BEGIN Data extract

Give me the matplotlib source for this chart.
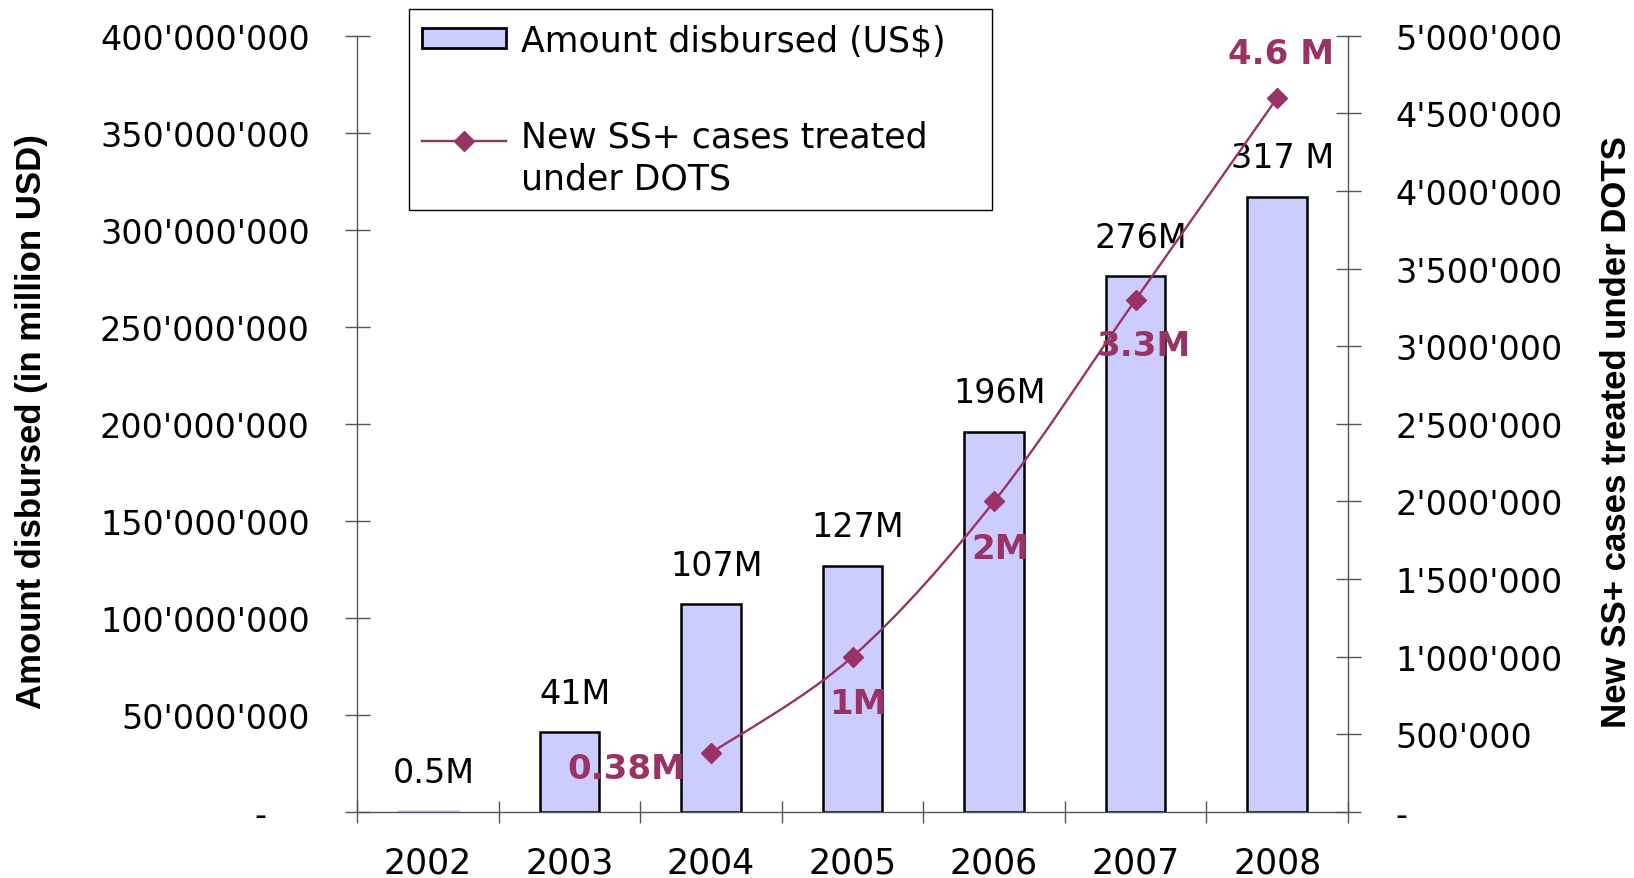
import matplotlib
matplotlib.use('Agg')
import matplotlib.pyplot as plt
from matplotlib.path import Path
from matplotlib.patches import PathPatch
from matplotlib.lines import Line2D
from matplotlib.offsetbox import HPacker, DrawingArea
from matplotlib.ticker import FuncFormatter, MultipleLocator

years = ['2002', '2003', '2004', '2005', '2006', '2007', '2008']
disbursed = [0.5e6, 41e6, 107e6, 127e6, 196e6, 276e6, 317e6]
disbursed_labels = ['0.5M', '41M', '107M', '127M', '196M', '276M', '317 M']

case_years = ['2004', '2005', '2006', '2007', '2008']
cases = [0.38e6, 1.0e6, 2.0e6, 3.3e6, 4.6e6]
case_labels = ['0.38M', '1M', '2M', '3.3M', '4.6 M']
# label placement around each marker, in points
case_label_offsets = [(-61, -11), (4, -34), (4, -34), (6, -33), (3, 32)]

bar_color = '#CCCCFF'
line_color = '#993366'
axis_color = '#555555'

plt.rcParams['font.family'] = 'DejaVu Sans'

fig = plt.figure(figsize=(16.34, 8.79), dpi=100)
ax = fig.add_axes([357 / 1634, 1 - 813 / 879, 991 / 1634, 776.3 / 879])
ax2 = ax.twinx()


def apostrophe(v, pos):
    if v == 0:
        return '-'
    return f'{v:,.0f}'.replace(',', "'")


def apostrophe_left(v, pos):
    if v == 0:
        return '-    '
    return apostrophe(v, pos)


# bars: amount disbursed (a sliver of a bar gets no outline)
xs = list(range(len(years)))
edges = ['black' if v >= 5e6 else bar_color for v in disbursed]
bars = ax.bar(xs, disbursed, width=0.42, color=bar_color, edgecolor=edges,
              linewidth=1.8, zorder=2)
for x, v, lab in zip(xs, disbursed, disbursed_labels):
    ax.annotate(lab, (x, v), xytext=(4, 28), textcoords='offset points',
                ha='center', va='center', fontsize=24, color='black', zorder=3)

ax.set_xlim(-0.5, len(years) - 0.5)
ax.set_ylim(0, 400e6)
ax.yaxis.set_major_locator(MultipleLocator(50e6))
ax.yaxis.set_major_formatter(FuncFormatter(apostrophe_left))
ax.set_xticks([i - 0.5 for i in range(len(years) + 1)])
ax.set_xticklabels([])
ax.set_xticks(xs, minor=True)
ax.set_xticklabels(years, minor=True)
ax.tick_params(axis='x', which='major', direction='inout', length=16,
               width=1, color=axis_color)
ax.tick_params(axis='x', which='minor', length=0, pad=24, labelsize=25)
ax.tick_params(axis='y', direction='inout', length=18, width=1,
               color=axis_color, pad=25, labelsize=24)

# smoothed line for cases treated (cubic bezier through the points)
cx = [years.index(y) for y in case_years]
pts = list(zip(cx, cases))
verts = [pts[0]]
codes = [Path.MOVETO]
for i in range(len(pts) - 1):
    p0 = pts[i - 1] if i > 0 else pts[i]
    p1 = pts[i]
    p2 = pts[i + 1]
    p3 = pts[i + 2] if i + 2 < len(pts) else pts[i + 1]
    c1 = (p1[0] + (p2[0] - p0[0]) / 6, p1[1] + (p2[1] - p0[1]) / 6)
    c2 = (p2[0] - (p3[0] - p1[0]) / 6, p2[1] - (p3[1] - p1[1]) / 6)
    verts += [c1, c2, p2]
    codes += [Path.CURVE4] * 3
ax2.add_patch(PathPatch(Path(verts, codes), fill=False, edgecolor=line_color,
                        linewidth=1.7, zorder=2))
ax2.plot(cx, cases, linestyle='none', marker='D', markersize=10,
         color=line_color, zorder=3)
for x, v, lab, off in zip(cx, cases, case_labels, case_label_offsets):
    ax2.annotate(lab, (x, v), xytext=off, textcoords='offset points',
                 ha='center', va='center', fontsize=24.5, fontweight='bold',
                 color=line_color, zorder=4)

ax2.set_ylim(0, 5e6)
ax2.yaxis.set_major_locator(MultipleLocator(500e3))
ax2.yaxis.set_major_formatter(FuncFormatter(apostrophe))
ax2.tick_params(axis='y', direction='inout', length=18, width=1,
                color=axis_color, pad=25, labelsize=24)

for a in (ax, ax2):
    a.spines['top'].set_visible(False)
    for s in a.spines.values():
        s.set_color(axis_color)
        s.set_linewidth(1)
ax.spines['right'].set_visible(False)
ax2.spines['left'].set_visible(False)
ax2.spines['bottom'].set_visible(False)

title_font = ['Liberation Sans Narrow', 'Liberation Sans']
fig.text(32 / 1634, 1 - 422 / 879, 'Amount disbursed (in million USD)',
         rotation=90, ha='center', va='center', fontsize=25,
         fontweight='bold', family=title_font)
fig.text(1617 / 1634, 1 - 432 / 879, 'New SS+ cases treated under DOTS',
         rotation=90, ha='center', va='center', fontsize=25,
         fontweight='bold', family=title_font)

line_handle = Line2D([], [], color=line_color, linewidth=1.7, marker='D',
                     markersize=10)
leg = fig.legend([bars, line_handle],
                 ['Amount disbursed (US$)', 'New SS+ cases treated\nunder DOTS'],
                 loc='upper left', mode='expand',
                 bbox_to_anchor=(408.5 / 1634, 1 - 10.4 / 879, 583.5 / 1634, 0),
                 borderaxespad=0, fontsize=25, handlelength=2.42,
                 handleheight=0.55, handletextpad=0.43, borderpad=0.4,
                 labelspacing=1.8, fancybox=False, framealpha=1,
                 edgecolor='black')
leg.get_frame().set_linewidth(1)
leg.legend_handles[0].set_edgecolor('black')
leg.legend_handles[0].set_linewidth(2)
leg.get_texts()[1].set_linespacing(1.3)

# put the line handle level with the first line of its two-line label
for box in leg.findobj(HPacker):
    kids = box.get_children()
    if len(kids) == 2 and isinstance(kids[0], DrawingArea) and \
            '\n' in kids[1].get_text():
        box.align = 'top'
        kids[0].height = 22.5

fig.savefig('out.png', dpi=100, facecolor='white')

END Data extract

== Do this ==
Write down every line from the opening of the listing to the line with "-33), (3, 32)]", both included, and nothing else; the pictures are omitted.

== Worked solution ==
Give me the matplotlib source for this chart.
import matplotlib
matplotlib.use('Agg')
import matplotlib.pyplot as plt
from matplotlib.path import Path
from matplotlib.patches import PathPatch
from matplotlib.lines import Line2D
from matplotlib.offsetbox import HPacker, DrawingArea
from matplotlib.ticker import FuncFormatter, MultipleLocator

years = ['2002', '2003', '2004', '2005', '2006', '2007', '2008']
disbursed = [0.5e6, 41e6, 107e6, 127e6, 196e6, 276e6, 317e6]
disbursed_labels = ['0.5M', '41M', '107M', '127M', '196M', '276M', '317 M']

case_years = ['2004', '2005', '2006', '2007', '2008']
cases = [0.38e6, 1.0e6, 2.0e6, 3.3e6, 4.6e6]
case_labels = ['0.38M', '1M', '2M', '3.3M', '4.6 M']
# label placement around each marker, in points
case_label_offsets = [(-61, -11), (4, -34), (4, -34), (6, -33), (3, 32)]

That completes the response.